Fear is running rampant in our country today. I hear “I’m afraid” all around me; I hear it on social media and street corners; I hear it from podiums and daises on both “sides of the aisle.” That’s troubling, of course.
I hear “I’m angry,” too. But the psychotherapist in me has seen too often how anger can be a cover for the fear that is so socially unacceptable, certainly among men. In these cases, you go just a bit deeper and the anger that’s on the surface gives way quickly to the fear that lies beneath.
More troubling to me are the “you” centered defenses, grounded in personal attacks. “You, get out.” “You are to blame.” “You are ….” (fill in the blank with some gratuitous ad hominem). Sometimes it’s “He is….” or a “They are …” but in every case it’s anything but first person singular.
Bullies never respond to “you statements,” whether it’s on the playground (ask any assistant principal) or on the campaign trail . Narcissists too. And the candidate “whose name cannot be spoken” is surely both. Certifiably. Read the DSM 5.
What holds my interest more, are the people — the voters — who resonate with these messages that play to their fear. Those are the people, I believe, we must listen to for their fear is just as painful as the fear you and I experience. Fear is fear; and it hurts.
We may couch our fear in different words. We may cover it over with the buzz that anger can bring. But appreciate that both sides believe they are “right.” Both sides feel justified in their stance. Both sides feel “superior.” And shouting at each other is not working.

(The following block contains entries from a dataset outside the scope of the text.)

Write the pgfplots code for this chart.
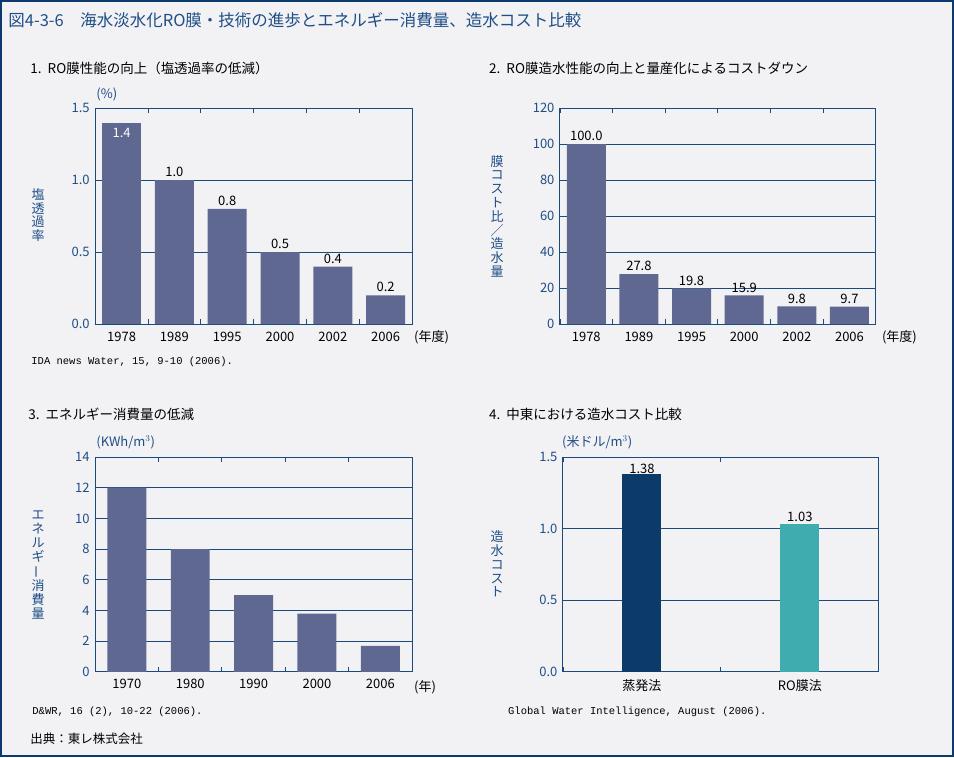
\documentclass[border=0pt]{standalone}
\usepackage{pgfplots}
\pgfplotsset{compat=1.18}
\usepackage{fontspec}
\setmainfont{Noto Sans CJK JP}
\newfontfamily\srcfont{Liberation Mono}
\usepackage{graphicx}
\definecolor{bgc}{HTML}{F2F2F5}
\definecolor{borderc}{HTML}{0B3A6E}
\definecolor{tblue}{HTML}{1F4E86}
\definecolor{gridc}{HTML}{1B4A7D}
\definecolor{barc}{HTML}{5F6890}
\definecolor{navyc}{HTML}{0D3B69}
\definecolor{tealc}{HTML}{3FADAF}
\newcommand{\tf}{\fontsize{13}{13}\selectfont}
\newcommand{\vf}{\fontsize{13}{13.8}\selectfont}
\pgfplotsset{
  /pgf/number format/assume math mode=true,
  panel/.style={
    scale only axis,
    axis line style={gridc, line width=1pt},
    ymin=0,
    ymajorgrids,
    grid style={gridc, line width=0.9pt},
    ybar, bar width=39pt,
    x tick label as interval,
    tick align=inside,
    major tick length=5pt,
    xtick style={gridc, line width=0.9pt},
    ytick style={draw=none},
    xticklabel style={font=\tf, text=black, yshift=-4pt},
    yticklabel style={font=\tf, text=tblue, xshift=-2pt},
    every axis plot/.append style={draw=none, bar shift=0pt},
    nodes near coords style={font=\tf, text=black, inner sep=1pt},
    clip=false,
  },
}
\begin{document}
\begin{tikzpicture}[x=1pt,y=1pt]
\fill[bgc] (0pt,0pt) rectangle (954pt,757pt);
\draw[borderc, line width=2.5pt] (1pt,1pt) rectangle (953pt,756pt);
\node[anchor=west, inner sep=0, text=tblue, font=\fontsize{16.5}{16.5}\selectfont] at (8pt,737pt) {図4-3-6　海水淡水化RO膜・技術の進歩とエネルギー消費量、造水コスト比較};
\node[anchor=west, inner sep=0, font=\fontsize{13.5}{13.5}\selectfont] at (30pt,689pt) {1.\ \ RO膜性能の向上（塩透過率の低減）};
\node[anchor=west, inner sep=0, font=\fontsize{13.5}{13.5}\selectfont] at (489pt,689pt) {2.\ \ RO膜造水性能の向上と量産化によるコストダウン};
\node[anchor=west, inner sep=0, font=\fontsize{13.5}{13.5}\selectfont] at (28pt,343pt) {3.\ \ エネルギー消費量の低減};
\node[anchor=west, inner sep=0, font=\fontsize{13.5}{13.5}\selectfont] at (489pt,343pt) {4.\ \ 中東における造水コスト比較};

% Panel 1
\begin{axis}[panel, at={(95pt,433pt)}, anchor=south west, width=317pt, height=216pt,
  xmin=-0.5, xmax=5.5, ymax=1.5,
  xtick={-0.5,0.5,...,5.5},
  xticklabels={1978,1989,1995,2000,2002,2006},
  ytick={0,0.5,1,1.5},
  yticklabel={\pgfmathprintnumber[fixed,fixed zerofill,precision=1]{\tick}},
  nodes near coords={\pgfmathprintnumber[fixed,fixed zerofill,precision=1]{\pgfplotspointmeta}},
]
\addplot[fill=barc, nodes near coords style={anchor=north, text=white, yshift=-4pt}] coordinates {(0,1.4)};
\addplot[fill=barc, nodes near coords style={yshift=2pt}] coordinates {(1,1.0) (2,0.8) (3,0.5) (4,0.4) (5,0.2)};
\end{axis}

% Panel 2
\begin{axis}[panel, at={(560pt,433pt)}, anchor=south west, width=316pt, height=216pt,
  xmin=-0.5, xmax=5.5, ymax=120,
  xtick={-0.5,0.5,...,5.5},
  xticklabels={1978,1989,1995,2000,2002,2006},
  ytick={0,20,...,120},
  nodes near coords={\pgfmathprintnumber[fixed,fixed zerofill,precision=1]{\pgfplotspointmeta}},
  nodes near coords style={yshift=2pt},
]
\addplot[fill=barc] coordinates {(0,100.0) (1,27.8) (2,19.8) (3,15.9) (4,9.8) (5,9.7)};
\end{axis}

% Panel 3
\begin{axis}[panel, at={(95pt,85pt)}, anchor=south west, width=317pt, height=215pt,
  xmin=-0.5, xmax=4.5, ymax=14,
  xtick={-0.5,0.5,...,4.5},
  xticklabels={1970,1980,1990,2000,2006},
  ytick={0,2,...,14},
]
\addplot[fill=barc] coordinates {(0,12) (1,8) (2,5) (3,3.8) (4,1.7)};
\end{axis}

% Panel 4
\begin{axis}[panel, at={(563pt,85pt)}, anchor=south west, width=316pt, height=215pt,
  xmin=-0.5, xmax=1.5, ymax=1.5,
  xtick={-0.5,0.5,1.5},
  xticklabels={蒸発法,RO膜法},
  ytick={0,0.5,1,1.5},
  yticklabel={\pgfmathprintnumber[fixed,fixed zerofill,precision=1]{\tick}},
  nodes near coords={\pgfmathprintnumber[fixed,fixed zerofill,precision=2]{\pgfplotspointmeta}},
]
\addplot[fill=navyc, nodes near coords style={inner sep=0.5pt}] coordinates {(0,1.38)};
\addplot[fill=tealc, nodes near coords style={yshift=1pt}] coordinates {(1,1.03)};
\end{axis}

% units
\node[anchor=west, inner sep=0, text=tblue, font=\tf] at (96pt,663pt) {(\%)};
\node[anchor=west, inner sep=0, text=tblue, font=\tf] at (96pt,315pt) {(KWh/m$^{3}$)};
\node[anchor=west, inner sep=0, text=tblue, font=\tf] at (562pt,315pt) {(米ドル/m$^{3}$)};
\node[anchor=west, inner sep=0, font=\tf] at (414pt,420pt) {(年度)};
\node[anchor=west, inner sep=0, font=\tf] at (882pt,420pt) {(年度)};
\node[anchor=west, inner sep=0, font=\tf] at (414pt,70pt) {(年)};

% vertical axis titles
\node[align=center, inner sep=0, text=tblue, font=\vf] at (38pt,542pt) {塩\\透\\過\\率};
\node[align=center, inner sep=0, text=tblue, font=\vf] at (497pt,541pt) {膜\\コ\\ス\\ト\\比\\／\\造\\水\\量};
\node[align=center, inner sep=0, text=tblue, font=\vf] at (38pt,192pt) {エ\\ネ\\ル\\ギ\\\rotatebox[origin=c]{90}{ー}\\消\\費\\量};
\node[align=center, inner sep=0, text=tblue, font=\vf] at (497pt,193pt) {造\\水\\コ\\ス\\ト};

% sources
\node[anchor=west, inner sep=0, font=\srcfont\fontsize{10.5}{10.5}\selectfont] at (31pt,395pt) {IDA news Water, 15, 9-10 (2006).};
\node[anchor=west, inner sep=0, font=\srcfont\fontsize{10.5}{10.5}\selectfont] at (32pt,45pt) {D\&WR, 16 (2), 10-22 (2006).};
\node[anchor=west, inner sep=0, font=\srcfont\fontsize{10.5}{10.5}\selectfont] at (508pt,45pt) {Global Water Intelligence, August (2006).};
\node[anchor=west, inner sep=0, font=\fontsize{12.5}{12.5}\selectfont] at (30pt,18pt) {出典：東レ株式会社};
\end{tikzpicture}
\end{document}
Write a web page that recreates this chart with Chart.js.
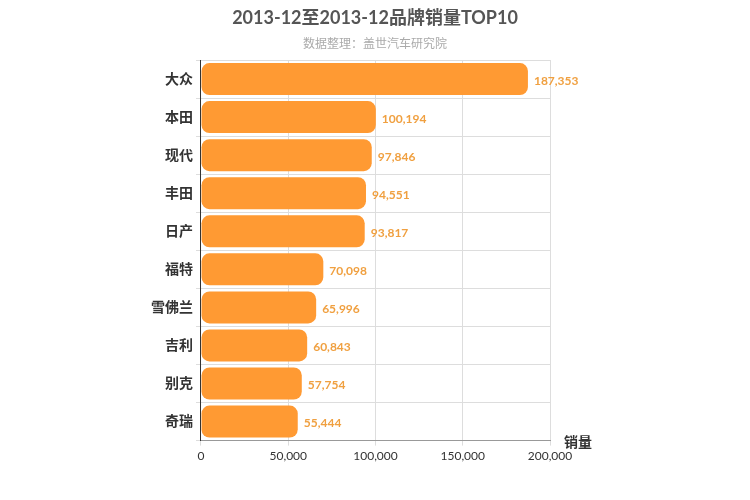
<!DOCTYPE html>
<html>
<head>
<meta charset="utf-8">
<script src="https://cdn.jsdelivr.net/npm/chart.js@4"></script>
<style>
  html, body { margin: 0; padding: 0; background: #fff; }
  #wrap { width: 750px; height: 500px; }
</style>
</head>
<body>
<div id="wrap"><canvas id="chart"></canvas></div>
<script>
// brand sales, Dec 2013
const brands = ['大众', '本田', '现代', '丰田', '日产', '福特', '雪佛兰', '吉利', '别克', '奇瑞'];
const sales = [187353, 100194, 97846, 94551, 93817, 70098, 65996, 60843, 57754, 55444];
const xTicks = [0, 50000, 100000, 150000, 200000];

const FONT = 'Lato, "Noto Sans CJK SC", sans-serif';

// title, value labels at bar ends, "销量" axis label
const extras = {
    id: 'extras',
    afterDatasetsDraw(chart) {
        const ctx = chart.ctx;
        const meta = chart.getDatasetMeta(0);
        ctx.save();
        ctx.textAlign = 'center';
        ctx.textBaseline = 'middle';
        ctx.font = 'bold 18px ' + FONT;
        ctx.fillStyle = '#555';
        ctx.fillText('2013-12至2013-12品牌销量TOP10', 375, 18);
        ctx.font = '12px ' + FONT;
        ctx.fillStyle = '#aaa';
        ctx.fillText('数据整理：盖世汽车研究院', 375, 44);

        ctx.textAlign = 'left';
        ctx.font = 'bold 12px ' + FONT;
        ctx.fillStyle = '#f0a040';
        meta.data.forEach((bar, i) => {
            ctx.fillText(sales[i].toLocaleString('en-US'), bar.x + 6, bar.y + 2);
        });
        const x = chart.scales.x;
        ctx.font = 'bold 14px ' + FONT;
        ctx.fillStyle = '#333';
        ctx.fillText('销量', x.right + 14, x.top + 2);
        ctx.restore();
    }
};

new Chart(document.getElementById('chart'), {
    type: 'bar',
    data: {
        labels: brands,
        datasets: [{
            data: sales,
            backgroundColor: '#ff9a33',
            borderRadius: 8,
            borderSkipped: false,
            categoryPercentage: 0.84,
            barPercentage: 1
        }]
    },
    options: {
        indexAxis: 'y',
        responsive: true,
        maintainAspectRatio: false,
        animation: false,
        layout: { padding: { left: 148, right: 200, top: 60, bottom: 34 } },
        plugins: {
            legend: { display: false },
            tooltip: { enabled: false },
            title: { display: false }
        },
        scales: {
            x: {
                min: 0,
                max: 200000,
                afterBuildTicks: axis => { axis.ticks = xTicks.map(v => ({ value: v })); },
                grid: { color: '#ddd', drawTicks: true, tickLength: 5 },
                border: { color: '#999' },
                ticks: {
                    color: '#333',
                    font: { family: FONT, size: 12 },
                    callback: v => v.toLocaleString('en-US')
                }
            },
            y: {
                grid: { color: '#ddd', offset: true, tickLength: 5 },
                border: { color: '#333' },
                ticks: {
                    color: '#333',
                    font: { family: FONT, size: 14, weight: 'bold' }
                }
            }
        }
    },
    plugins: [extras]
});
</script>
</body>
</html>
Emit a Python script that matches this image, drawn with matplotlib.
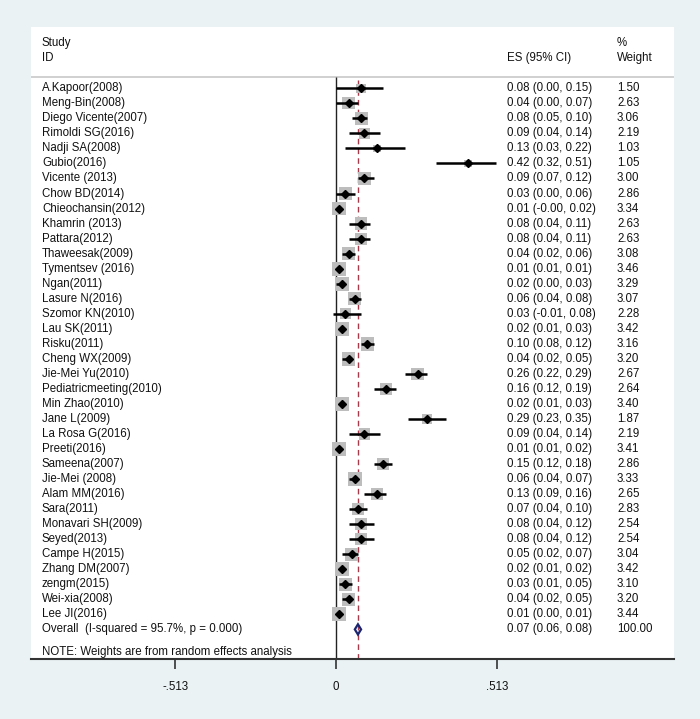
import matplotlib
matplotlib.use("Agg")
import matplotlib.pyplot as plt
from matplotlib.patches import Polygon

plt.rcParams['font.family'] = ['Liberation Sans', 'DejaVu Sans']

studies = ["A.Kapoor(2008)", "Meng-Bin(2008)", "Diego Vicente(2007)", "Rimoldi SG(2016)",
           "Nadji SA(2008)", "Gubio(2016)", "Vicente (2013)", "Chow BD(2014)",
           "Chieochansin(2012)", "Khamrin (2013)", "Pattara(2012)", "Thaweesak(2009)",
           "Tymentsev (2016)", "Ngan(2011)", "Lasure N(2016)", "Szomor KN(2010)",
           "Lau SK(2011)", "Risku(2011)", "Cheng WX(2009)", "Jie-Mei Yu(2010)",
           "Pediatricmeeting(2010)", "Min Zhao(2010)", "Jane L(2009)", "La Rosa G(2016)",
           "Preeti(2016)", "Sameena(2007)", "Jie-Mei (2008)", "Alam MM(2016)",
           "Sara(2011)", "Monavari SH(2009)", "Seyed(2013)", "Campe H(2015)",
           "Zhang DM(2007)", "zengm(2015)", "Wei-xia(2008)", "Lee JI(2016)"]
es = [0.08, 0.04, 0.08, 0.09, 0.13, 0.42, 0.09, 0.03, 0.01, 0.08, 0.08, 0.04,
      0.01, 0.02, 0.06, 0.03, 0.02, 0.10, 0.04, 0.26, 0.16, 0.02, 0.29, 0.09,
      0.01, 0.15, 0.06, 0.13, 0.07, 0.08, 0.08, 0.05, 0.02, 0.03, 0.04, 0.01]
ci_low = [0.00, 0.00, 0.05, 0.04, 0.03, 0.32, 0.07, 0.00, -0.00, 0.04, 0.04, 0.02,
          0.01, 0.00, 0.04, -0.01, 0.01, 0.08, 0.02, 0.22, 0.12, 0.01, 0.23, 0.04,
          0.01, 0.12, 0.04, 0.09, 0.04, 0.04, 0.04, 0.02, 0.01, 0.01, 0.02, 0.00]
ci_high = [0.15, 0.07, 0.10, 0.14, 0.22, 0.51, 0.12, 0.06, 0.02, 0.11, 0.11, 0.06,
           0.01, 0.03, 0.08, 0.08, 0.03, 0.12, 0.05, 0.29, 0.19, 0.03, 0.35, 0.14,
           0.02, 0.18, 0.07, 0.16, 0.10, 0.12, 0.12, 0.07, 0.02, 0.05, 0.05, 0.01]
weights = [1.50, 2.63, 3.06, 2.19, 1.03, 1.05, 3.00, 2.86, 3.34, 2.63, 2.63, 3.08,
           3.46, 3.29, 3.07, 2.28, 3.42, 3.16, 3.20, 2.67, 2.64, 3.40, 1.87, 2.19,
           3.41, 2.86, 3.33, 2.65, 2.83, 2.54, 2.54, 3.04, 3.42, 3.10, 3.20, 3.44]
overall_label = "Overall  (I-squared = 95.7%, p = 0.000)"
overall_es, overall_low, overall_high, overall_weight = 0.07, 0.06, 0.08, 100.00
note = "NOTE: Weights are from random effects analysis"
xticks = [-0.513, 0, 0.513]
xtick_labels = ["-.513", "0", ".513"]

BG = '#EAF2F3'
FS = 8.3
TXT = '#111111'

fig = plt.figure(figsize=(7.0, 7.19), dpi=100, facecolor=BG)
ax = fig.add_axes([31/700, 60/719, 643/700, 632/719])
ax.set_facecolor('white')

px_per_unit = 313.6
ax.set_xlim((31-336)/px_per_unit, (674-336)/px_per_unit)
ybot, ytop = 37.97, -4.08
ax.set_ylim(ybot, ytop)

x_study = (42-336)/px_per_unit
x_es = (507-336)/px_per_unit
x_w = (617-336)/px_per_unit

n = len(studies)
rows = list(range(n))

# header
ax.text(x_study, -3.01, "Study", ha='left', va='center', fontsize=FS, color=TXT)
ax.text(x_study, -2.02, "ID", ha='left', va='center', fontsize=FS, color=TXT)
ax.text(x_es, -2.02, "ES (95% CI)", ha='left', va='center', fontsize=FS, color=TXT)
ax.text(x_w, -3.01, "%", ha='left', va='center', fontsize=FS, color=TXT)
ax.text(x_w, -2.02, "Weight", ha='left', va='center', fontsize=FS, color=TXT)
ax.axhline(-0.75, color='#c8c8c8', lw=1.2, zorder=1)

# reference lines
ax.vlines(0, -0.75, ybot, color='#222222', lw=1.0, zorder=2)
ax.vlines(overall_es, -0.55, ybot, color='#a83a4a', lw=1.0,
          linestyles=(0, (4, 3)), zorder=2)

# study rows
ax.scatter(es, rows, s=[w*29.4 for w in weights], marker='s', color='#bdbdbd',
           linewidths=0, zorder=3)
ax.hlines(rows, ci_low, ci_high, color='black', lw=1.8, zorder=4)
ax.plot(es, rows, linestyle='none', marker='D', markersize=3.7, color='black', zorder=5)

for i in rows:
    ax.text(x_study, i, studies[i], ha='left', va='center', fontsize=FS, color=TXT)
    ax.text(x_es, i, f"{es[i]:.2f} ({ci_low[i]:.2f}, {ci_high[i]:.2f})",
            ha='left', va='center', fontsize=FS, color=TXT)
    ax.text(x_w, i, f"{weights[i]:.2f}", ha='left', va='center', fontsize=FS, color=TXT)

# overall
yo = n
diamond = Polygon([(overall_low, yo), (overall_es, yo-0.34), (overall_high, yo),
                   (overall_es, yo+0.34)], closed=True, fill=False,
                  edgecolor='#1c2570', lw=1.6, zorder=5)
ax.add_patch(diamond)
ax.text(x_study, yo, overall_label, ha='left', va='center', fontsize=FS, color=TXT)
ax.text(x_es, yo, f"{overall_es:.2f} ({overall_low:.2f}, {overall_high:.2f})",
        ha='left', va='center', fontsize=FS, color=TXT)
ax.text(x_w, yo, f"{overall_weight:.2f}", ha='left', va='center', fontsize=FS, color=TXT)
ax.text(x_study, 37.49, note, ha='left', va='center', fontsize=FS, color=TXT)

# axes styling
for s in ['top', 'left', 'right']:
    ax.spines[s].set_visible(False)
ax.spines['bottom'].set_color('#333333')
ax.spines['bottom'].set_linewidth(1.5)
ax.set_yticks([])
ax.set_xticks(xticks)
ax.set_xticklabels(xtick_labels)
ax.tick_params(axis='x', direction='out', length=7, width=1.2, color='#333333',
               pad=9, labelsize=FS, labelcolor=TXT)

fig.savefig("out.png", dpi=100, facecolor=BG)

If we can stop shouting, take a breath, and listen to those with whom we disagree, perhaps we will also be modeling the behavior we cherish. It’s hard. And it’s a little scary. I know.
Mahatma Gandhi said, “Be the change you want to see in the world.”
For me, what that means is that if I want to be heard, I need first to hear others.
If I want to be respected for my views, I need first to show respect for the views of others, however distasteful. Respect is only that; it is not agreement.
If I want to be treated with compassion, I need to treat others with compassion.
If I want to live in a world of peace, I must live my life in a peaceable fashion.
I must OWN my part in the healing that we need. If want the shouting to stop, I must stop shouting.
“Be the change you want to see in the world,” Mahatma Gandhi said. He never said it would be easy.
How about you? What is the change you want to see in the world today?
My thanks to Joan Z Rough, whose recent blog post stimulated me to write this one.